* [TASK DIRECTIONS]: For each line below that contains the string "chart", copy that line.
* BEGIN DATASET CONTENT *
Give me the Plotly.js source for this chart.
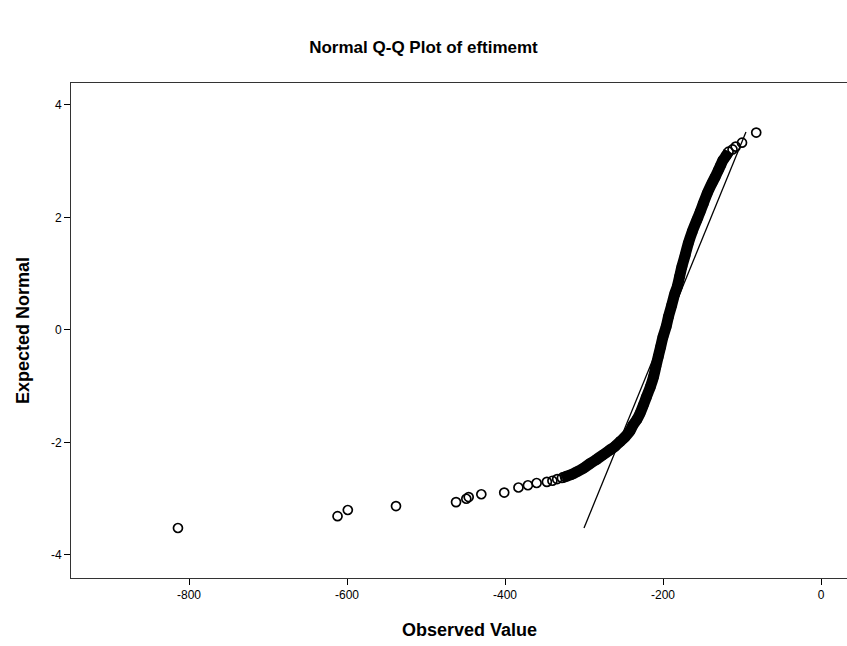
<!DOCTYPE html>
<html>
<head>
<meta charset="utf-8">
<script src="https://cdn.plot.ly/plotly-3.0.1.min.js"></script>
<style>html,body{margin:0;padding:0;background:#fff;}#chart{width:847px;height:646px;}</style>
</head>
<body>
<div id="chart"></div>
<script>
// Sparse lower-tail observations (Observed Value, Expected Normal)
var tailX = [-814, -612, -599, -538, -462, -449, -446, -430, -401, -383, -371, -360, -347, -340, -334];
var tailY = [-3.52, -3.31, -3.20, -3.13, -3.06, -3.00, -2.97, -2.92, -2.89, -2.80, -2.76, -2.72, -2.70, -2.68, -2.65];

// Dense body of observations (read along the thick band)
var bandX = [-328, -324, -316, -309, -300, -292, -284, -276, -268, -261, -254, -248, -242, -238, -233, -229, -225, -221, -216, -212, -209, -206, -203, -200, -196, -193, -189, -185, -182, -179, -176, -172, -168, -163, -157, -153, -149, -144, -138, -134, -130, -127, -124, -120, -117];
var bandY = [-2.63, -2.61, -2.57, -2.52, -2.45, -2.37, -2.30, -2.22, -2.14, -2.07, -1.98, -1.90, -1.80, -1.69, -1.59, -1.48, -1.34, -1.19, -1.01, -0.83, -0.65, -0.47, -0.30, -0.12, 0.06, 0.24, 0.44, 0.65, 0.77, 0.95, 1.13, 1.33, 1.54, 1.75, 1.96, 2.10, 2.25, 2.43, 2.61, 2.72, 2.84, 2.93, 3.02, 3.10, 3.17];

// Upper-tail observations
var topX = [-112, -108, -100, -82];
var topY = [3.21, 3.26, 3.33, 3.51];

// Reference line endpoints
var refX = [-300, -95];
var refY = [-3.52, 3.52];

var xTicks = [-800, -600, -400, -200, 0];
var yTicks = [-4, -2, 0, 2, 4];

var circle = {symbol: 'circle-open', size: 9, color: '#000', line: {width: 1.7, color: '#000'}};
var FONT = 'Liberation Sans, Arial, sans-serif';

var traces = [
  {x: refX, y: refY, mode: 'lines', line: {color: '#000', width: 1.3}, hoverinfo: 'skip'},
  {x: tailX, y: tailY, mode: 'markers', marker: circle},
  {x: bandX, y: bandY, mode: 'lines+markers', line: {color: '#000', width: 11, shape: 'spline', smoothing: 0.8}, marker: circle},
  {x: topX, y: topY, mode: 'markers', marker: circle}
];

var layout = {
  width: 847, height: 646,
  margin: {l: 71, r: 0, t: 83, b: 68},
  paper_bgcolor: '#fff', plot_bgcolor: '#fff',
  showlegend: false,
  font: {family: FONT, color: '#000'},
  title: {text: 'Normal Q-Q Plot of eftimemt', font: {size: 17, family: FONT, weight: 'bold', color: '#000'},
          x: 0.5, xref: 'container', xanchor: 'center', y: 0.927, yref: 'container', yanchor: 'middle'},
  xaxis: {
    range: [-949.4, 32.9], tickvals: xTicks, ticktext: xTicks.map(String),
    showgrid: false, zeroline: false, showline: true, linecolor: '#333', linewidth: 1, mirror: true,
    ticks: 'outside', ticklen: 6, tickwidth: 1, tickcolor: '#000',
    tickfont: {size: 12, color: '#000'}
  },
  yaxis: {
    range: [-4.409, 4.391], tickvals: yTicks, ticktext: yTicks.map(String),
    showgrid: false, zeroline: false, showline: true, linecolor: '#333', linewidth: 1, mirror: false,
    ticks: 'outside', ticklen: 6, tickwidth: 1, tickcolor: '#000',
    tickfont: {size: 12, color: '#000'},
    title: {text: 'Expected Normal', font: {size: 18, weight: 'bold', color: '#000'}, standoff: 16}
  },
  annotations: [
    {text: 'Observed Value', xref: 'paper', yref: 'paper', x: 0.513, y: -0.105, xanchor: 'center', yanchor: 'middle',
     showarrow: false, font: {size: 18, family: FONT, weight: 'bold', color: '#000'}}
  ]
};

Plotly.newPlot('chart', traces, layout, {staticPlot: true, displayModeBar: false});
</script>
</body>
</html>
* END DATASET CONTENT *
* [EXERCISE OUTPUT]:
Give me the Plotly.js source for this chart.
<style>html,body{margin:0;padding:0;background:#fff;}#chart{width:847px;height:646px;}</style>
<div id="chart"></div>
Plotly.newPlot('chart', traces, layout, {staticPlot: true, displayModeBar: false});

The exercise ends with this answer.